Being president is not just about policy and leadership style, it's also about public presence and communication; if someone's family relationships seem dysfunctional or antagonistic or dictatorial or absentee then they just may carry those characteristics over to their professional practices.

It wouldn't be enough for me to dismiss them outright if they otherwise seem like a great candidate, but it's (again) "somewhat" of a factor in my opinion.

Barzelay said...

>> [O]nly one couple, the Edwardses, were viewed as happy...

It's easier to seem happy and close when one of you is dying.

>> [T]he Bush marriage seems relatively happy...

Really, Mike? I don't think they are even intelligent enough to know whether they like each other. Anyone would seem happy when her face had been surgically fixed into a smile.

Kenny said...

The most cogent way I've heard this put supposedly comes from Truman, who said he would never have a man in his administration who cheated on his wife, because a man who cheats on his wife can't be trusted not to cheat his country. (something like that).

Ben said...

I'd have to agree with Pierce, although I wouldn't put it as strongly as Kenny/Truman put it. I think one can be a good President and an awful spouse. (see: FDR, Clinton)

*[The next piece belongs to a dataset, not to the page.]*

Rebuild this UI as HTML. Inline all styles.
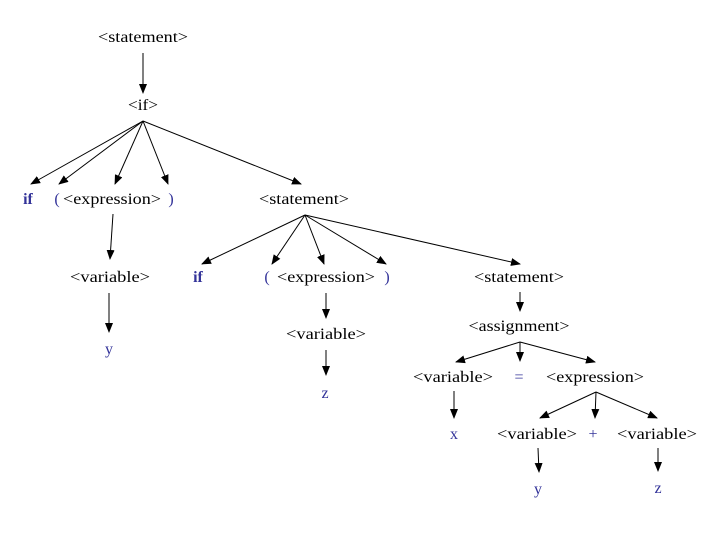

But nonetheless, I don't think there's really this clean divide between the public person and the private person. It may "spill over" to some extent.

Now I'd probably support a cheating antiwar Democrat over a faithful prowar Republican. But I'd also definitely support a faithful pro-civil liberties Democrat over a cheating pro-civil liberties Democrat. Or insert "pro-life Republican" in there.

Jeff said...

I think we're missing the point of my post here. While I wouldn't consider someone's infidelity when voting, I could understand how someone else could, especially if said candidate is blathering on about the "sanctity of marriage."

But the "happiness" of one's marriage? How does someone's happiness with their spouse affect their ability to do their job? Someone could be of impeccable character and still have a miserable marriage (maybe they don't believe in divorce?). Someone could be a total ass and still have a happy marriage (maybe they married an ass). Furthermore, how can the voter tell if someone's happy in their marriage? We don't watch them interact on a daily basis. I just don't think reasonable people can divine someone's feelings about a part of their private life and use that to determine who will be the best officeholder.

Barzelay said...

I agree, Jeff. There's no way of knowing how happy they are, and it wouldn't matter even if we could tell. But it doesn't matter much less than how likeable the candidate is. Remember all those polls about who you'd rather have a beer with, Dubya or Gore (or later, Kerry)?

Michael said...

You know, someone's marriage can be a train wreck, and he can still be a good administrator. Look at Giuliani while he was mayor.

What the US needs is a Chief Executive/Administrator; not a family man. Those posts require different skills.

Matthew B. Novak said...

It seems like what people are suggesting is that we establish some sort of government in which there is a branch with some sort of head or "prime" administrator or "minister", who leads the executive functions of the government. At the same time another individual - or perhaps a family - is seen as a figurehead who handles the social and stately functions of the country in an almost "regal" fashion.

But how to come up with such a system? I know! I propose we embed a sword into a rock, and the first person to pull it out of the stone...

Mike said...

If that person subsequently lifts the sword to the sky and cries, "I HAVE THE POWER!" that would be awesome.

(I actually posted a substantive comment yesterday, but for some reason, it didn't appear. Instead, you get out-of-left-field references to bad 80s movies. Ha!)